The economy has suffered a lot due to the ongoing pandemic. The weak US market, global tech correction, weak GDP, and border tensions with China have played spoilsport with the markets rise. This will continue to keep stocks on the edge this week. Investors are also taking some money off the table. Markets are overbought, while estimates are extended. In a recent note, Jefferies India analysts said: “Nifty is up 57% from 23rd Mar lows. The 1-year forward Nifty EPS has seen a downgrade of 26% since then, although it is up 1.6% since bottoming 3 weeks back."
The 1-year forward Nifty PE at 21.1 times on consensus earnings was last seen only during the tech bubble of 2000." Of course, When adjusted against the risk-free rate, valuations appear reasonable, notes Jefferies. Even then, caution is warranted. The June quarter GDP was a nightmare. The Indian economy contracted more than 23%, more than expected. The informal sector, which is not captured in official GDP data, continues to reel under the pandemic. In fact, other indicators point to more pain ahead.

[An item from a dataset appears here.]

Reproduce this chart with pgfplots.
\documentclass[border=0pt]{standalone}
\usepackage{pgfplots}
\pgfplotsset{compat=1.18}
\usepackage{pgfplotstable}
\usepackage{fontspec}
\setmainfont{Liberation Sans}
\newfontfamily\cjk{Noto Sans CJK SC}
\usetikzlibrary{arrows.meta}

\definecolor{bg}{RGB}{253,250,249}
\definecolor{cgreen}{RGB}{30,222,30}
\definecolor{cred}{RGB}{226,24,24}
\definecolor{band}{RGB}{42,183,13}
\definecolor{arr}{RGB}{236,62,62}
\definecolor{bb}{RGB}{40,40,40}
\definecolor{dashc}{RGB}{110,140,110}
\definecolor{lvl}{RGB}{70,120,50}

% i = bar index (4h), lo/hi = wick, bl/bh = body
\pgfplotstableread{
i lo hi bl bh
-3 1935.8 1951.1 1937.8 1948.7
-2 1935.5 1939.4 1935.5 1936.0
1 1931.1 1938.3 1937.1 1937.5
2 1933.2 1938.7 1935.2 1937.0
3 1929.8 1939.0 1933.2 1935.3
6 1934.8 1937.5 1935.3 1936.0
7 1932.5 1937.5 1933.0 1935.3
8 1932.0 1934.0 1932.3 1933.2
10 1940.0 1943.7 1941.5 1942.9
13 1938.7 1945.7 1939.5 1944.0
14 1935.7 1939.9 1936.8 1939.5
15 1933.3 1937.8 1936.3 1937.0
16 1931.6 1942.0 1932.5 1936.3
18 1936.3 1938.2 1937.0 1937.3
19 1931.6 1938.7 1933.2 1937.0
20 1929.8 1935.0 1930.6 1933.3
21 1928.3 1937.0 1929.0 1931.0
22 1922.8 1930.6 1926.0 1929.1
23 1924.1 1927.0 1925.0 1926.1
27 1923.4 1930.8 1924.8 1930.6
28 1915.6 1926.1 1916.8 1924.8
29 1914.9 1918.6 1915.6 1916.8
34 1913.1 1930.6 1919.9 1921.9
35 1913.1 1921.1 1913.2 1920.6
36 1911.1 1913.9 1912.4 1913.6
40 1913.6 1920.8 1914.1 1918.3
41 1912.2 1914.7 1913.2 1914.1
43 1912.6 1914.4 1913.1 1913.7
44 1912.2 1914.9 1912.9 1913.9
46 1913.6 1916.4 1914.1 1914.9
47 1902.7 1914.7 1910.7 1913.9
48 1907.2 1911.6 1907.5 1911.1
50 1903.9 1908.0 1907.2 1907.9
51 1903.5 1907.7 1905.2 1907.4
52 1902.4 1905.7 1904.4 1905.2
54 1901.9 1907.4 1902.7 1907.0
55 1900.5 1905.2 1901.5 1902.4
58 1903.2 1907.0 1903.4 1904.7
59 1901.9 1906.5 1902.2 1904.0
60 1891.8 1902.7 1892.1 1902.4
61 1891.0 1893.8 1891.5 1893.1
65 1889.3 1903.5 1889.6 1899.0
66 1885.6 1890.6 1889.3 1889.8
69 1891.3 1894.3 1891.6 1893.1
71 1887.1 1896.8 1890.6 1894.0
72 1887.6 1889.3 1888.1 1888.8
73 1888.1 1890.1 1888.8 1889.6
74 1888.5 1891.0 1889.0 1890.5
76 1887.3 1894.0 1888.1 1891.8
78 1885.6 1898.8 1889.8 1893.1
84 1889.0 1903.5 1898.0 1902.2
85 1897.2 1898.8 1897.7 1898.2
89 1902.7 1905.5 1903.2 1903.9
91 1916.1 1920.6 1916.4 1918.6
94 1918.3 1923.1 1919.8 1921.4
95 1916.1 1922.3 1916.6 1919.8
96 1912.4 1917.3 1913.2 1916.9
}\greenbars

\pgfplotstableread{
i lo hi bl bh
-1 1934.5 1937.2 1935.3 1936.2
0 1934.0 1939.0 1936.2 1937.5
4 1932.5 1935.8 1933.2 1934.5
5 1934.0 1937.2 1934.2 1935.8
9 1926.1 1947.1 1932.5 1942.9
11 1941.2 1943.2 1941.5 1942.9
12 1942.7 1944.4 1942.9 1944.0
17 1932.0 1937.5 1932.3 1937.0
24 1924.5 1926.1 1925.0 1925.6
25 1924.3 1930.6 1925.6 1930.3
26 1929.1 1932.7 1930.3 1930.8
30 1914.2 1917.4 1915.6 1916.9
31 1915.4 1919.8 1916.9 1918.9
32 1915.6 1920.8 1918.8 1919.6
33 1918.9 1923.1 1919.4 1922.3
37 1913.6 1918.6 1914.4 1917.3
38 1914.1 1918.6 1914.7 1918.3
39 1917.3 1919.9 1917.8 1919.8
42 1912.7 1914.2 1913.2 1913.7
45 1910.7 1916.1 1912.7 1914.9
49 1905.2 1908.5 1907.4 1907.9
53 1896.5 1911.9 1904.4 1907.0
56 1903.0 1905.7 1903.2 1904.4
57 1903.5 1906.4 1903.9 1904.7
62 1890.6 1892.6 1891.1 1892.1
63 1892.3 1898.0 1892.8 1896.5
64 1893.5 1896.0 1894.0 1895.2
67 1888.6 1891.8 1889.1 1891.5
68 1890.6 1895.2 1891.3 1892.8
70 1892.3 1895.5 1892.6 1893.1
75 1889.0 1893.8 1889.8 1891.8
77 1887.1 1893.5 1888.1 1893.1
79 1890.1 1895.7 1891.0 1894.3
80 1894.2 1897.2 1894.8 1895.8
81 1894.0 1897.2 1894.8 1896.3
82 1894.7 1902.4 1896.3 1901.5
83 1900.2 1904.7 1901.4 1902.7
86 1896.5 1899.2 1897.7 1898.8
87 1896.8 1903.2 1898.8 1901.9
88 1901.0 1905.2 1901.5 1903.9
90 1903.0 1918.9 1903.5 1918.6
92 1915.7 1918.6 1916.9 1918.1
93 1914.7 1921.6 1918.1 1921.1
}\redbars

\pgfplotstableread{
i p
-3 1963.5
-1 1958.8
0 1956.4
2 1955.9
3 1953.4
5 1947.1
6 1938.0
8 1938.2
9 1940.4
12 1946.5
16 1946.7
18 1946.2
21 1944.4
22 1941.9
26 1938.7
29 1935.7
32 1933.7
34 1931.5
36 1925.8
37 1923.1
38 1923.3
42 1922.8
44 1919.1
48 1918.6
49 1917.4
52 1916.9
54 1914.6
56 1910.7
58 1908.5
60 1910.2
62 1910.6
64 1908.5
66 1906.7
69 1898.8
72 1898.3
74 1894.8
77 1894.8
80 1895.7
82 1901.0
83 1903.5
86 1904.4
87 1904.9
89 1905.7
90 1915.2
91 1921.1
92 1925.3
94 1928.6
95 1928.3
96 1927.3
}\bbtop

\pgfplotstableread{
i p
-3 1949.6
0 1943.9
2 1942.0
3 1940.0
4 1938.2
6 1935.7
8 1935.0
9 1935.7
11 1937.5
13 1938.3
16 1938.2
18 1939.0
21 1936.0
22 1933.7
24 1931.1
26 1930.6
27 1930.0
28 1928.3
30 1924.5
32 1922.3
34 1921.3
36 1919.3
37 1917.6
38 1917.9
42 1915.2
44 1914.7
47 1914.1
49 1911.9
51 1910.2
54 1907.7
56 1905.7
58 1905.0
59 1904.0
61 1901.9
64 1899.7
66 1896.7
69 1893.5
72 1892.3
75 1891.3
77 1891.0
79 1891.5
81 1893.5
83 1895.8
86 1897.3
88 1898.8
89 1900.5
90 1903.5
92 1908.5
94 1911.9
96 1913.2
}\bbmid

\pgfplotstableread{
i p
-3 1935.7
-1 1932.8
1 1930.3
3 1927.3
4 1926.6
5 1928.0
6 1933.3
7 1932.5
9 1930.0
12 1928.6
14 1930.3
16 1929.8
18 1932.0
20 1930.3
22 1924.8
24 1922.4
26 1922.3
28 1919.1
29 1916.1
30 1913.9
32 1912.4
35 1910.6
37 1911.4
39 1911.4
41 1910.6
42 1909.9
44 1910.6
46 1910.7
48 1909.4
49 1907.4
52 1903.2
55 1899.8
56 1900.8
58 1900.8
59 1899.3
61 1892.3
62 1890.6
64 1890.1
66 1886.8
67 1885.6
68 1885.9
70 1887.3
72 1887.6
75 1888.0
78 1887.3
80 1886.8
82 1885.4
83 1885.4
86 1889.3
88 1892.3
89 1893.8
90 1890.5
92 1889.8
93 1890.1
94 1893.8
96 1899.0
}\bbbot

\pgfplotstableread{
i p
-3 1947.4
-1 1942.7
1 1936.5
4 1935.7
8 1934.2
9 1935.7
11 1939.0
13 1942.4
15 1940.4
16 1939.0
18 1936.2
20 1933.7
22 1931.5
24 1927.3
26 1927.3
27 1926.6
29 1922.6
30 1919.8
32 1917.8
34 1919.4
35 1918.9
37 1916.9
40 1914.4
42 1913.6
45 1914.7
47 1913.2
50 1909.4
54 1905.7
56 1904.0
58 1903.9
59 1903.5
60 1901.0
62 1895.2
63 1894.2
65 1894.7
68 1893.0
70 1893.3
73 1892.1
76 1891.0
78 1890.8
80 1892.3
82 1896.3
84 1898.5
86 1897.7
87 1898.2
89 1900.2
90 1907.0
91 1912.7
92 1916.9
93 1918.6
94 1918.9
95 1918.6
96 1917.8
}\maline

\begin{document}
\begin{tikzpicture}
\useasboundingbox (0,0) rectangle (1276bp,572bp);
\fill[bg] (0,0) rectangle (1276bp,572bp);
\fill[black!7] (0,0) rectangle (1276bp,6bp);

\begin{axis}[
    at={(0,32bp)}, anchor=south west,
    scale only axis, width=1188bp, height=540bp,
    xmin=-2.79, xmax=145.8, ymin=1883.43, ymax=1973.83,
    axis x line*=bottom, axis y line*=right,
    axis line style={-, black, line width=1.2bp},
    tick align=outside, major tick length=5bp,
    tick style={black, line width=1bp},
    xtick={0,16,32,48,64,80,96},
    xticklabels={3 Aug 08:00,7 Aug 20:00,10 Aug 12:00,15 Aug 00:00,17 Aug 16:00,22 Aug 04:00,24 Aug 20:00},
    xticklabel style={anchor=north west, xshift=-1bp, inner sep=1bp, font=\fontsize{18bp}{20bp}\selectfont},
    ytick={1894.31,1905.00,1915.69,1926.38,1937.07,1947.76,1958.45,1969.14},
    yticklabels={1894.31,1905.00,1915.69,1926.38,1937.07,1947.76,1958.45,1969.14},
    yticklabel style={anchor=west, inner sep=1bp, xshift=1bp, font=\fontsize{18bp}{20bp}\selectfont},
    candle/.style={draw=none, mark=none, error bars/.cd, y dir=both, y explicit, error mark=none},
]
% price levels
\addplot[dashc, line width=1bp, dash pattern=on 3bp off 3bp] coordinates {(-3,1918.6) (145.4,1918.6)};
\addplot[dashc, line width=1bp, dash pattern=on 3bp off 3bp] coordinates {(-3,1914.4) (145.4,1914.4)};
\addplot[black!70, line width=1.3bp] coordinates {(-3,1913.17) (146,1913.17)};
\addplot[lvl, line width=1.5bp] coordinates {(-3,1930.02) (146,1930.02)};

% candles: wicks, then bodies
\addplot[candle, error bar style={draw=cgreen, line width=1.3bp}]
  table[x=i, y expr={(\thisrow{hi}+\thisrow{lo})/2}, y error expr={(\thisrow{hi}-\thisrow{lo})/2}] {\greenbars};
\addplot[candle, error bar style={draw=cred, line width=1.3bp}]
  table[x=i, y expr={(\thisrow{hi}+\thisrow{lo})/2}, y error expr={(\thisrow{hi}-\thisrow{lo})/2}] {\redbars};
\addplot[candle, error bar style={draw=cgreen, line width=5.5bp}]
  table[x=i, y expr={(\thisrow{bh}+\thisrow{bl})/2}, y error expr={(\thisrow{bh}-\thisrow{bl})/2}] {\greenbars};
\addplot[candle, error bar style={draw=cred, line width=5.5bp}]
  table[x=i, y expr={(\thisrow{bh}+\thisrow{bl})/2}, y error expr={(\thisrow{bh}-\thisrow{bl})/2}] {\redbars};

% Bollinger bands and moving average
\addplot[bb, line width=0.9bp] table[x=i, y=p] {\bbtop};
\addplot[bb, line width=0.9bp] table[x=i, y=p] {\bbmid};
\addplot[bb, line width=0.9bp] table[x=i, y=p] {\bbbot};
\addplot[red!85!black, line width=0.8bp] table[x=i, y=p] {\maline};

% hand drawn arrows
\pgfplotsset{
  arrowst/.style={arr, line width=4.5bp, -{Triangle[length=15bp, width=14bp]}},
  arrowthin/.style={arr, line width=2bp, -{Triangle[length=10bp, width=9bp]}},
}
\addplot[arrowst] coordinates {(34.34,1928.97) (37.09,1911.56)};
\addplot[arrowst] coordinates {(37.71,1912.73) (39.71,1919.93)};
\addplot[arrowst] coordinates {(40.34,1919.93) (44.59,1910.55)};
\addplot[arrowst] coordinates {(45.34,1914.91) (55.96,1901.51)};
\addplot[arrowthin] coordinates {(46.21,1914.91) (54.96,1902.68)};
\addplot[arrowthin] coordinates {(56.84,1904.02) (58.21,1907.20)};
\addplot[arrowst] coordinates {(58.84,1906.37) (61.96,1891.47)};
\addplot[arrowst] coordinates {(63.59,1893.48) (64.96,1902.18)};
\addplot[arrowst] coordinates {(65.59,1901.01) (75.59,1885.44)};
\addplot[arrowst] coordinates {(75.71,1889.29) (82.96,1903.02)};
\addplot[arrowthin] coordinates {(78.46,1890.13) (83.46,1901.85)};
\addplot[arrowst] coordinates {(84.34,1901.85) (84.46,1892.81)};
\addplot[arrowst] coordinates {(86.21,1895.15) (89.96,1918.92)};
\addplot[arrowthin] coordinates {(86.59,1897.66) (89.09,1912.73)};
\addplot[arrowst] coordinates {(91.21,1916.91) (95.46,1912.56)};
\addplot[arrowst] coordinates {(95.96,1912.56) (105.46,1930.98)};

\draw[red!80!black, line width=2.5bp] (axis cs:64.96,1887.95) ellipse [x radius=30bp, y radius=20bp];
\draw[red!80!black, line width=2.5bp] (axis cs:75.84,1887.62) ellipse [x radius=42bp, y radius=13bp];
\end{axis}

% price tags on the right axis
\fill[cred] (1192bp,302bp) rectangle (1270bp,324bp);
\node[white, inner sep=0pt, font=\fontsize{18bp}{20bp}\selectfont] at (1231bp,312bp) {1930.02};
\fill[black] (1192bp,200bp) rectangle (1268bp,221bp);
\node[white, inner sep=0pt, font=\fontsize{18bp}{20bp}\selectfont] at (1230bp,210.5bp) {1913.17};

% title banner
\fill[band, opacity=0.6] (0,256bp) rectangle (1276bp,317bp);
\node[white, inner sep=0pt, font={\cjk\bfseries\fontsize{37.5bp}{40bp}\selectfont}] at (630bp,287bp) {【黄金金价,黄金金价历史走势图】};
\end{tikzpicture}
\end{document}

In August, the manufacturing purchasing managers’ index (PMI) rebounded to the expansion zone crossing the crucial 50-mark for the first time since March. However, the dismal state of Indian services providers took a toll on overall business activity. Consequently, the Composite PMI data is still in the contraction zone at 46 in August. Further, the goods and services revenue collections, which fell 12% year-on-year basis, for July collected in August, didn’t give much hope of recovery.